SUPPLIED MATERIAL:

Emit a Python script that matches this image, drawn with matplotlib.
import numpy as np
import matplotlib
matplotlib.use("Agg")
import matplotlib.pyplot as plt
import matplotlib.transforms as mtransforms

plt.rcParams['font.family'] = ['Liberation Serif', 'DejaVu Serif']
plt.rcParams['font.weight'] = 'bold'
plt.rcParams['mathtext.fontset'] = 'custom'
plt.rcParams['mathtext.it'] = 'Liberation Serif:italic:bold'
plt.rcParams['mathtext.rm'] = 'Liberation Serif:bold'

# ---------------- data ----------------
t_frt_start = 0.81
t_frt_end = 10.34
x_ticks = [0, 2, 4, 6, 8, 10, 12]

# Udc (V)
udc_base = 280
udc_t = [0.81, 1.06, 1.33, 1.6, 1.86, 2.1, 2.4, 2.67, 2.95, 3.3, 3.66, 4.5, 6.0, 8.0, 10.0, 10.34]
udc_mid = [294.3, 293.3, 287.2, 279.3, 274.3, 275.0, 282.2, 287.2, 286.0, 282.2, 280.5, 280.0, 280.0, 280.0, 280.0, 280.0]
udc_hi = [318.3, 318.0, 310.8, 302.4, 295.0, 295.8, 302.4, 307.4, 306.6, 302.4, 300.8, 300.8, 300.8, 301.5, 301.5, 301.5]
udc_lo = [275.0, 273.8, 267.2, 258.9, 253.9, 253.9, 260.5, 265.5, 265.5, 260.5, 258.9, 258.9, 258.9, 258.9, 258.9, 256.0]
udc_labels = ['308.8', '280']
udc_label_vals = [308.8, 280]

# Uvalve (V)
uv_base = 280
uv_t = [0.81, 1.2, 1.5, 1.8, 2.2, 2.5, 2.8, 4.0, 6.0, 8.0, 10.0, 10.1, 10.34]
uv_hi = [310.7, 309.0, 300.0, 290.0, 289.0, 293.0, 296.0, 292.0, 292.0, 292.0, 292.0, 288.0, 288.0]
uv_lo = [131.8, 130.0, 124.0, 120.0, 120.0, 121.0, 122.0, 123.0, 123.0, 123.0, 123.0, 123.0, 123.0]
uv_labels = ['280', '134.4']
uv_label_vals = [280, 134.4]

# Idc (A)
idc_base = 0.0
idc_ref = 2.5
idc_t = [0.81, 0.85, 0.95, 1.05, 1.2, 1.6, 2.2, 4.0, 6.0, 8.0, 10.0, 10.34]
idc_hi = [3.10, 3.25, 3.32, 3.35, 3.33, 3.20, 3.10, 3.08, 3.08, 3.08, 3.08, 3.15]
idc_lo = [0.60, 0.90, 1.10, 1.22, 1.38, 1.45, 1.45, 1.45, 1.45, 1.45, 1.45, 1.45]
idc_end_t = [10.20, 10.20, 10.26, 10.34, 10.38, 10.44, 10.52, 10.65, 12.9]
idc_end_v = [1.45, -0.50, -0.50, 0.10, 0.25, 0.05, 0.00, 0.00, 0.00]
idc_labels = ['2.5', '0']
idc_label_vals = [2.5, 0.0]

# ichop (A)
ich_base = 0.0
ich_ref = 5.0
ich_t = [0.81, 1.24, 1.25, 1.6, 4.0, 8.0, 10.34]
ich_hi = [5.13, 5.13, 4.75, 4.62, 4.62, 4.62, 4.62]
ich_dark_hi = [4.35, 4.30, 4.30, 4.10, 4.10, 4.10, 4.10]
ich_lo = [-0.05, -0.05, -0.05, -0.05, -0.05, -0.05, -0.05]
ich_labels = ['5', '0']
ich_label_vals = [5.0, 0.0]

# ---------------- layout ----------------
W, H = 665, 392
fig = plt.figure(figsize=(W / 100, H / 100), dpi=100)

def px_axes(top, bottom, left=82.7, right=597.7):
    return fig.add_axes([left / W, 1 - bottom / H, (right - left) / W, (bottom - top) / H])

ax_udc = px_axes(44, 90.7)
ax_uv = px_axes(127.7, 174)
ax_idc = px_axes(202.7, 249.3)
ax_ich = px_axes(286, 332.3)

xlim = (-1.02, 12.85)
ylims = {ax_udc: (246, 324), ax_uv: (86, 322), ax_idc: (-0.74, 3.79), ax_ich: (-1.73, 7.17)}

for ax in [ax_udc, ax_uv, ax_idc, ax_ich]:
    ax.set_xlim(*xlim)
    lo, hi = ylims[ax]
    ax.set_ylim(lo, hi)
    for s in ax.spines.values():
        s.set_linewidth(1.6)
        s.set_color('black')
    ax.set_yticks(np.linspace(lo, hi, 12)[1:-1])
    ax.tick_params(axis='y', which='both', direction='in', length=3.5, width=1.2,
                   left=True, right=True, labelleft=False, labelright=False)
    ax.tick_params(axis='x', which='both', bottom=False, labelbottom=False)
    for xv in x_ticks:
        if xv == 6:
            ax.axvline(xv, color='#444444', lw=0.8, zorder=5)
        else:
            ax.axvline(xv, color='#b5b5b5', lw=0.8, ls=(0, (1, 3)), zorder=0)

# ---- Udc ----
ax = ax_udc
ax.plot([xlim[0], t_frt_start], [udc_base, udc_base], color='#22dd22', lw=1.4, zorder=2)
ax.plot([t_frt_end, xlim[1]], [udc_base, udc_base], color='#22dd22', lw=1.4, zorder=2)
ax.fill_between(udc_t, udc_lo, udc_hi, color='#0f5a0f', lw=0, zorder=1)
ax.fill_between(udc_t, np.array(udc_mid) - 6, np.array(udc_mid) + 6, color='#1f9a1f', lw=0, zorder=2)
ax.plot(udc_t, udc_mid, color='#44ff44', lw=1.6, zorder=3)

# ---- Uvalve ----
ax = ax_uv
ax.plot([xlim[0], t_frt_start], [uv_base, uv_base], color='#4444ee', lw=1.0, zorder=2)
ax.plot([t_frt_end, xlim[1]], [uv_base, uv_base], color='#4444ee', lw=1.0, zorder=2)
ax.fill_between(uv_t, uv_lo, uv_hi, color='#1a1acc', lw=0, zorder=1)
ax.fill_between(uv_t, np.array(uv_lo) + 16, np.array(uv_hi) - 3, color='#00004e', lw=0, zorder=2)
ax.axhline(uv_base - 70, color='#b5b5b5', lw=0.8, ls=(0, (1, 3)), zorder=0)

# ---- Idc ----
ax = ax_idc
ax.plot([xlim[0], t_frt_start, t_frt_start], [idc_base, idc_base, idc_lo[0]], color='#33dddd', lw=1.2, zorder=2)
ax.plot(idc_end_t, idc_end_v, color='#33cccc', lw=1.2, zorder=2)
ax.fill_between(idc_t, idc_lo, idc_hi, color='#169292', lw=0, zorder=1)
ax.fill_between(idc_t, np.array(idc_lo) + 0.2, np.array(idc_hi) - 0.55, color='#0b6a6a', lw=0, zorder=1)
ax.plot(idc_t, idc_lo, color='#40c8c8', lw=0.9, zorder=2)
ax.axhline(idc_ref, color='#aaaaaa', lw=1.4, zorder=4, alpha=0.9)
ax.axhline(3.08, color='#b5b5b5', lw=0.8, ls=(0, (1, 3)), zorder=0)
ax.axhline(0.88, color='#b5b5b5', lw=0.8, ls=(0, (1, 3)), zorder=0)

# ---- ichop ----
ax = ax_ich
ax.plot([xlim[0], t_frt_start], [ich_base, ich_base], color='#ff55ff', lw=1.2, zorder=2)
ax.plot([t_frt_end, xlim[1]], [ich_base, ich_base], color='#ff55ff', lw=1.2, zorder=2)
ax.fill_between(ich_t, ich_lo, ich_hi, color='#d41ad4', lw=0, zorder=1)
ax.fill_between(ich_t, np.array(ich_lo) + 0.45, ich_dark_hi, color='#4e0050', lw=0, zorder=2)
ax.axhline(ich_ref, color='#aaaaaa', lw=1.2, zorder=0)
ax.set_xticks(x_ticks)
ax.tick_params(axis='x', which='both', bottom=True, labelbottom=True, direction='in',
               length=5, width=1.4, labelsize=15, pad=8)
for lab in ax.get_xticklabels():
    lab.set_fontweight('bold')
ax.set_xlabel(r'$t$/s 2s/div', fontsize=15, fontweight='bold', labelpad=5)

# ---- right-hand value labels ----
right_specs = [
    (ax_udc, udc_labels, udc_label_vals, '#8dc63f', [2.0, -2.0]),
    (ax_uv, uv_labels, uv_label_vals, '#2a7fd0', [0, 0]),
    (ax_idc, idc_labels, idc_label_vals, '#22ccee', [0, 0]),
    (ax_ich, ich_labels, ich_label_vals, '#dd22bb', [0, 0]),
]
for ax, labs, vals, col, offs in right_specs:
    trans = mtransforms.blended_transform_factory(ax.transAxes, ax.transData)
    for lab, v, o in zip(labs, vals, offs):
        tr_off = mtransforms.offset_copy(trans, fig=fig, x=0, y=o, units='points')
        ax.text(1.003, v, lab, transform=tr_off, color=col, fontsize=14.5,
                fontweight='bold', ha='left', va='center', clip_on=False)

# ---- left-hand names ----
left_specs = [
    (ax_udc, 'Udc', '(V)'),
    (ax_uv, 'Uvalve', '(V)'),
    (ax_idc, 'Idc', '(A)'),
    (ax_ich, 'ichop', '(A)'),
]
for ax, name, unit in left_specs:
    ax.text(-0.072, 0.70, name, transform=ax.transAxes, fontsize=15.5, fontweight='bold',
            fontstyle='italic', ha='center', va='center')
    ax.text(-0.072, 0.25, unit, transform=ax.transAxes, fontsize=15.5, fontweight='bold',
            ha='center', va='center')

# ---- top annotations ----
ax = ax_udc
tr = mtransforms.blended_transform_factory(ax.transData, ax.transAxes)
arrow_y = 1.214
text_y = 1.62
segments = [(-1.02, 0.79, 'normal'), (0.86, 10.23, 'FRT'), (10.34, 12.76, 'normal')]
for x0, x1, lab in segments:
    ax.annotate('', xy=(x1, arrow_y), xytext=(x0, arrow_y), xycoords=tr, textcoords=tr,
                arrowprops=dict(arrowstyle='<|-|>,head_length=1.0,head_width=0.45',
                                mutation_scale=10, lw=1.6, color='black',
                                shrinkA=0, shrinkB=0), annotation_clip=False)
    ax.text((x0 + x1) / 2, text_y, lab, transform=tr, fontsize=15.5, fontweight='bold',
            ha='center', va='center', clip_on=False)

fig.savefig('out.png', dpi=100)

==

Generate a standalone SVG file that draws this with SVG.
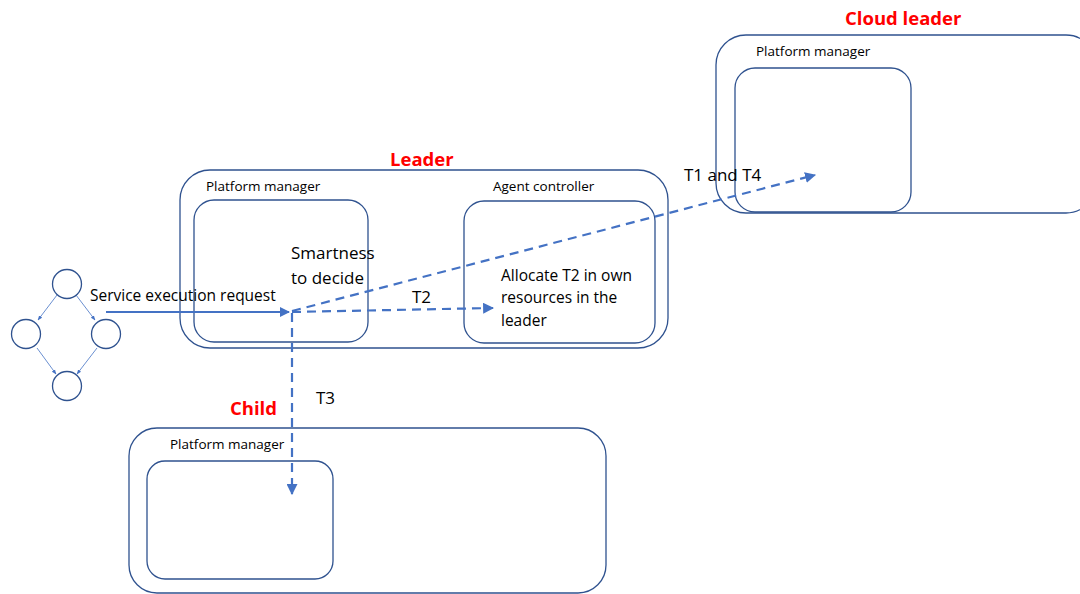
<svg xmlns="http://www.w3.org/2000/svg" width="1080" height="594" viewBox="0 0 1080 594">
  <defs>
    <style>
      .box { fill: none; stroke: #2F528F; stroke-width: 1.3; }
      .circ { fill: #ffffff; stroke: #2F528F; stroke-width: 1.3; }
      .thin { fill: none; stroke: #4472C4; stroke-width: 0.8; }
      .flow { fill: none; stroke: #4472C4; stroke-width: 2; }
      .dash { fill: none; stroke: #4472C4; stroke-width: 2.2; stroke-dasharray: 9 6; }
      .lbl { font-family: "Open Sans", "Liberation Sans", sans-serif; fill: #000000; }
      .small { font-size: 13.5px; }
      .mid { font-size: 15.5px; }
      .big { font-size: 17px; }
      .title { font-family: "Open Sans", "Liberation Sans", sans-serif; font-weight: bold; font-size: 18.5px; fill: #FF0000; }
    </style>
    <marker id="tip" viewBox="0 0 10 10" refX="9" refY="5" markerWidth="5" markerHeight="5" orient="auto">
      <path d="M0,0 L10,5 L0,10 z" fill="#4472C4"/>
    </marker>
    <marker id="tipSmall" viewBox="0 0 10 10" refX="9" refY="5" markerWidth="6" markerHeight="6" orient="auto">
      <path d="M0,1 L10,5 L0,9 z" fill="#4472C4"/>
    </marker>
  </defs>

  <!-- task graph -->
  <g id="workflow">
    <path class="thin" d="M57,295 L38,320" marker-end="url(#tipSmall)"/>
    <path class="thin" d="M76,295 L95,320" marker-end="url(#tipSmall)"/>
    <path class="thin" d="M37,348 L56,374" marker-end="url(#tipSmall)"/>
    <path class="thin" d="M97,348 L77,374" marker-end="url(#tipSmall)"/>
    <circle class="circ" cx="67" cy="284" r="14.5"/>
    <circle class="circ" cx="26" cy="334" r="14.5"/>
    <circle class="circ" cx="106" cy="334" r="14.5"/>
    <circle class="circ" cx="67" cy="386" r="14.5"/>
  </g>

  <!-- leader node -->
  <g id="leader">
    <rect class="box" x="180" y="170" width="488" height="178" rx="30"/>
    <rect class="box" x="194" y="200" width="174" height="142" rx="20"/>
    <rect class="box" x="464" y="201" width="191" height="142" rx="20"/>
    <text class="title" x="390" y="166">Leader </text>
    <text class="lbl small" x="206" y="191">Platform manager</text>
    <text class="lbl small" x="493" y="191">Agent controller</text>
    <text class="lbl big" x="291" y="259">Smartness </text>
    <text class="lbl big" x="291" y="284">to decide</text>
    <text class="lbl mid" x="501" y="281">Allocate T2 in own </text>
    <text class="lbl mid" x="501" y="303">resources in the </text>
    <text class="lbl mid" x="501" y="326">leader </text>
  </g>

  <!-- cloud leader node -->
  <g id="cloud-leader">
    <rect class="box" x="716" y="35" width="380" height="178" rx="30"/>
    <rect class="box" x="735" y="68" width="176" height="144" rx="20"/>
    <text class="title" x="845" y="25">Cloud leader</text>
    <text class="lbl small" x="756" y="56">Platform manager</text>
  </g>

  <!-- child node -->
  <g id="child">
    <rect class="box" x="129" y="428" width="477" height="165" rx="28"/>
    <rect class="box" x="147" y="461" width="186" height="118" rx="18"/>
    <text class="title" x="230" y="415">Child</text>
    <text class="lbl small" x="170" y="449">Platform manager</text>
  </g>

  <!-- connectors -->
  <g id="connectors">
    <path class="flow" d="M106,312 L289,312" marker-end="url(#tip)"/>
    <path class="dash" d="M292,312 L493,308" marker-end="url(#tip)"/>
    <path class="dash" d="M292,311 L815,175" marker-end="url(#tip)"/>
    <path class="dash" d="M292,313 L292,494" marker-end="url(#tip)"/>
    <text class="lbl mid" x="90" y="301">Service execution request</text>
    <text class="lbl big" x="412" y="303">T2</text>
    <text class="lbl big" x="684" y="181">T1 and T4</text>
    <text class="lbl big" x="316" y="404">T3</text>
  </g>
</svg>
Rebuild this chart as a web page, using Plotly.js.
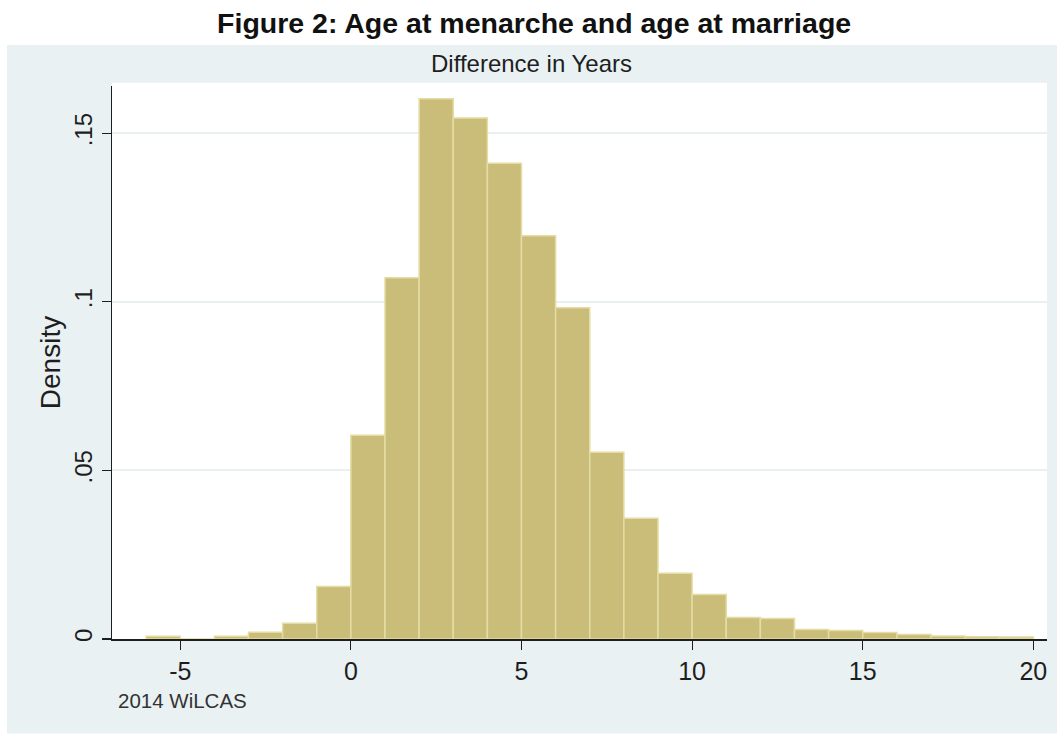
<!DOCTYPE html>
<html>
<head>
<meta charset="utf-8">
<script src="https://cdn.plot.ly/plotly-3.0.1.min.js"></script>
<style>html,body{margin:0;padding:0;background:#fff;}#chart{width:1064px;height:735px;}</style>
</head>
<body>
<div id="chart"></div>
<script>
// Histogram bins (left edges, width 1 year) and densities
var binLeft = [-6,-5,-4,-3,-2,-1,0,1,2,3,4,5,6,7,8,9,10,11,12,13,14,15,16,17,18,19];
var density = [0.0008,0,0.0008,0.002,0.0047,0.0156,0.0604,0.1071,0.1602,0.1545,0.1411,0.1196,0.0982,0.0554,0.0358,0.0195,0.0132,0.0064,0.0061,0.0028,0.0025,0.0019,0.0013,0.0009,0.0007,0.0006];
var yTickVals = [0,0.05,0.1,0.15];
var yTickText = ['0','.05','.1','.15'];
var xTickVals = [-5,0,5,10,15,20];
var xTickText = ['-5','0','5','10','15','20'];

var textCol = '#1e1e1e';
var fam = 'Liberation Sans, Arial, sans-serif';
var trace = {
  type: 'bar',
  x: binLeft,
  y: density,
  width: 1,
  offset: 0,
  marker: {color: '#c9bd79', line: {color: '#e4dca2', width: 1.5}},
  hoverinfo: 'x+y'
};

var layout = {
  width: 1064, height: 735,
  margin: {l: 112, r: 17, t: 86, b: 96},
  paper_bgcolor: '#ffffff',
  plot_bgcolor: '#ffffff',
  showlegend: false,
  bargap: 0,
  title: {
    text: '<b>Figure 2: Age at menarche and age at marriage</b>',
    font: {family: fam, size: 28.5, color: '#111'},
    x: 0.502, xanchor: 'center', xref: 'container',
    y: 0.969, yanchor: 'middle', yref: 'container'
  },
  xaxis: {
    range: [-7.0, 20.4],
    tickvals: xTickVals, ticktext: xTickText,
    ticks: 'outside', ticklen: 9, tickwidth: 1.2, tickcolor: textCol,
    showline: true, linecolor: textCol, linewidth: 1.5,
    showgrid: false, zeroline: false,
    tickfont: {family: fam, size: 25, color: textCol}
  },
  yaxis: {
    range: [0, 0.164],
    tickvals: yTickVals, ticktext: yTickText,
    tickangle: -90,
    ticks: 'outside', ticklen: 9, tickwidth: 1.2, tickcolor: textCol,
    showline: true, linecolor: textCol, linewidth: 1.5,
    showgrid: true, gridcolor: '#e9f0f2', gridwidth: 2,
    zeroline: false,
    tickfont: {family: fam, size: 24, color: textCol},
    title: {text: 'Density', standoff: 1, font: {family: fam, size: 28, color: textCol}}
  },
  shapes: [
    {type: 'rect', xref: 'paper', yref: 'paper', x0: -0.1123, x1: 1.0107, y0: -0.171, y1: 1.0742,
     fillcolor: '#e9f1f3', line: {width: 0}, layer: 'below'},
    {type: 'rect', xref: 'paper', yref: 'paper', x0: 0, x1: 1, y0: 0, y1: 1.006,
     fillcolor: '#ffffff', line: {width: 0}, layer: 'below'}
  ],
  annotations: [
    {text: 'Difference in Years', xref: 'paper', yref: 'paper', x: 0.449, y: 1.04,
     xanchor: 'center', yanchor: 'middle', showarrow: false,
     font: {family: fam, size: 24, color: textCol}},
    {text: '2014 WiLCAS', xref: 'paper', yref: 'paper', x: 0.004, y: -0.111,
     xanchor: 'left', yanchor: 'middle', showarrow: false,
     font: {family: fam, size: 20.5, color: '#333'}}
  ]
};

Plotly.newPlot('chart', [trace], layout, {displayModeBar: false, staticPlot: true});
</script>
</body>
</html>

EXERCISE INSTRUCTIONS: Between the line containing "Emit a Python" and the line containing "uv_label_vals = [280, 134.4]" lies the part to return. Return it exactly, counting both of those lines.

RESPONSE TO THIS EXERCISE:
Emit a Python script that matches this image, drawn with matplotlib.
import numpy as np
import matplotlib
matplotlib.use("Agg")
import matplotlib.pyplot as plt
import matplotlib.transforms as mtransforms

plt.rcParams['font.family'] = ['Liberation Serif', 'DejaVu Serif']
plt.rcParams['font.weight'] = 'bold'
plt.rcParams['mathtext.fontset'] = 'custom'
plt.rcParams['mathtext.it'] = 'Liberation Serif:italic:bold'
plt.rcParams['mathtext.rm'] = 'Liberation Serif:bold'

# ---------------- data ----------------
t_frt_start = 0.81
t_frt_end = 10.34
x_ticks = [0, 2, 4, 6, 8, 10, 12]

# Udc (V)
udc_base = 280
udc_t = [0.81, 1.06, 1.33, 1.6, 1.86, 2.1, 2.4, 2.67, 2.95, 3.3, 3.66, 4.5, 6.0, 8.0, 10.0, 10.34]
udc_mid = [294.3, 293.3, 287.2, 279.3, 274.3, 275.0, 282.2, 287.2, 286.0, 282.2, 280.5, 280.0, 280.0, 280.0, 280.0, 280.0]
udc_hi = [318.3, 318.0, 310.8, 302.4, 295.0, 295.8, 302.4, 307.4, 306.6, 302.4, 300.8, 300.8, 300.8, 301.5, 301.5, 301.5]
udc_lo = [275.0, 273.8, 267.2, 258.9, 253.9, 253.9, 260.5, 265.5, 265.5, 260.5, 258.9, 258.9, 258.9, 258.9, 258.9, 256.0]
udc_labels = ['308.8', '280']
udc_label_vals = [308.8, 280]

# Uvalve (V)
uv_base = 280
uv_t = [0.81, 1.2, 1.5, 1.8, 2.2, 2.5, 2.8, 4.0, 6.0, 8.0, 10.0, 10.1, 10.34]
uv_hi = [310.7, 309.0, 300.0, 290.0, 289.0, 293.0, 296.0, 292.0, 292.0, 292.0, 292.0, 288.0, 288.0]
uv_lo = [131.8, 130.0, 124.0, 120.0, 120.0, 121.0, 122.0, 123.0, 123.0, 123.0, 123.0, 123.0, 123.0]
uv_labels = ['280', '134.4']
uv_label_vals = [280, 134.4]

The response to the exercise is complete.